Les estimations sont moins documentées. Des études plus anciennes montraient qu’au milieu des années 1990, environ 10 à 15 % des automobilistes pouvaient rouler sans aucune assurance dans certains États (par ex. 12,6 % en Australie-Méridionale) (Source: Pranged: the real cost of optional motor vehicle insurance).
Aujourd’hui, aucune statistique officielle nationale n’est publiée.
La comparaison internationale montre que la France, avec 2 à 3% de conducteurs non assurés, se situe dans une situation intermédiaire. Des pays comme l’Allemagne ou le Japon ont pratiquement éradiqué le problème (<0,1 %), tandis que d’autres comme les États-Unis ou l’Espagne affichent des taux nettement plus élevés (5 à 15 %).

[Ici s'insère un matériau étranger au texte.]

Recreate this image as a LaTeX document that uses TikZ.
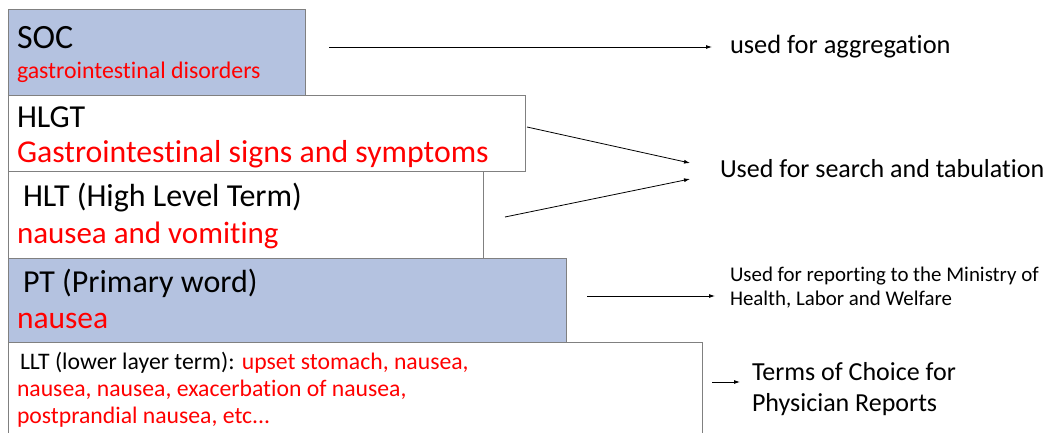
\documentclass[tikz,border=0pt]{standalone}
\usepackage{fontspec}
\setmainfont{Carlito}[Ligatures={NoCommon}]
\usetikzlibrary{arrows.meta}
\definecolor{boxblue}{HTML}{B4C2E0}
\definecolor{boxline}{HTML}{808080}
\definecolor{termred}{HTML}{FF0000}
\begin{document}
\begin{tikzpicture}[x=1pt,y=-1pt,
  level/.style={draw=boxline,line width=0.8pt,anchor=north west,inner sep=0pt,outer sep=0pt},
  txt/.style={anchor=base west,inner sep=0pt,outer sep=0pt},
  red/.style={text=termred},
  use/.style={-{Latex[length=6pt,width=4pt]},line width=0.8pt}]
\useasboundingbox (0,0) rectangle (1048,433);
\begin{scope}
\clip (0,0) rectangle (1048,433);
% hierarchy boxes, top to bottom
\node[level,fill=boxblue,minimum width=297pt,minimum height=86pt] (soc) at (8,9) {};
\node[level,fill=white,minimum width=517pt,minimum height=76pt] (hlgt) at (8,95) {};
\node[level,fill=white,minimum width=475pt,minimum height=87pt] (hlt) at (8,171) {};
\node[level,fill=boxblue,minimum width=558pt,minimum height=84pt] (pt) at (8,258) {};
\node[level,fill=white,minimum width=694pt,minimum height=120pt] (llt) at (8,342) {};
\end{scope}
% box texts
\node[txt,font=\fontsize{34}{36}\selectfont] (socA) at (17,49) {SOC};
\node[txt,red,font=\fontsize{23.8}{26}\selectfont] (socB) at (17,79) {gastrointestinal disorders};
\node[txt,font=\fontsize{32}{34}\selectfont] (hlgtA) at (17,127) {HLGT};
\node[txt,red,font=\fontsize{31.8}{34}\selectfont] (hlgtB) at (17,162) {Gastrointestinal signs and symptoms};
\node[txt,font=\fontsize{32}{34}\selectfont] (hltA) at (23,206) {HLT (High Level Term)};
\node[txt,red,font=\fontsize{31}{34}\selectfont] (hltB) at (17,243) {nausea and vomiting};
\node[txt,font=\fontsize{32}{34}\selectfont] (ptA) at (23,292) {PT (Primary word)};
\node[txt,red,font=\fontsize{31.5}{34}\selectfont] (ptB) at (17,328) {nausea};
\node[txt,font=\fontsize{23.7}{26}\selectfont] (lltA) at (20,369) {LLT (lower layer term): \textcolor{termred}{upset stomach, nausea,}};
\node[txt,red,font=\fontsize{23.7}{26}\selectfont] (lltB) at (17,396) {nausea, nausea, exacerbation of nausea,};
\node[txt,red,font=\fontsize{23.7}{26}\selectfont] (lltC) at (17,423) {postprandial nausea, etc...};
% uses of each level
\node[txt,font=\fontsize{26.4}{28}\selectfont] (aggr) at (730,54) {used for aggregation};
\node[txt,font=\fontsize{26}{28}\selectfont] (search) at (720,177) {Used for search and tabulation};
\node[txt,font=\fontsize{20.9}{24}\selectfont] (reportA) at (730,281) {Used for reporting to the Ministry of};
\node[txt,font=\fontsize{20.9}{24}\selectfont] (reportB) at (730,305) {Health, Labor and Welfare};
\node[txt,font=\fontsize{26}{28}\selectfont] (choiceA) at (752,380) {Terms of Choice for};
\node[txt,font=\fontsize{26}{28}\selectfont] (choiceB) at (752,411) {Physician Reports};
% connector end points
\coordinate (a1) at (329,47);
\coordinate (a2) at (712,47);
\coordinate (b1) at (527,127);
\coordinate (b2) at (690,163);
\coordinate (c1) at (505,217);
\coordinate (c2) at (690,179);
\coordinate (d1) at (587,296);
\coordinate (d2) at (715,296);
\coordinate (e1) at (712,382);
\coordinate (e2) at (740,382);
\draw[use] (a1) -- (a2);
\draw[use] (b1) -- (b2);
\draw[use] (c1) -- (c2);
\draw[use] (d1) -- (d2);
\draw[use] (e1) -- (e2);
\end{tikzpicture}
\end{document}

Le Canada et le Royaume-Uni ont des taux bas à modérés (≈1–5 %) grâce à des politiques strictes.
Ces écarts s’expliquent par les différences de systèmes de contrôle (fichiers d’assurance, obligations lors de l’immatriculation) et de sanctions (fourrière, peines, suivi des infractions, amende forfaitaire délictuelle) mises en place.
Rappelons qu’en France, conduire sans assurance est un délit passible d’une amende forfaitaire délictuelle de 500 €, minorée à 400 € en cas de paiement rapide, et majorée à 1 000 € en cas de retard. En cas de jugement, les sanctions peuvent atteindre une amende de 3 750 €, une suspension ou annulation du permis, la confiscation du véhicule, et d’autres peines complémentaires.
Enfin, si un conducteur n’est pas assuré, il ne recevra aucune indemnisation pour ses propres blessures ou dommages matériels. Il devra rembourser intégralement au FGAO les montants versés aux victimes de l’accident qu’il a causé. En cas d’accident grave, ces sommes peuvent être considérables. Le conducteur devra alors rembourser parfois durant toute sa vie.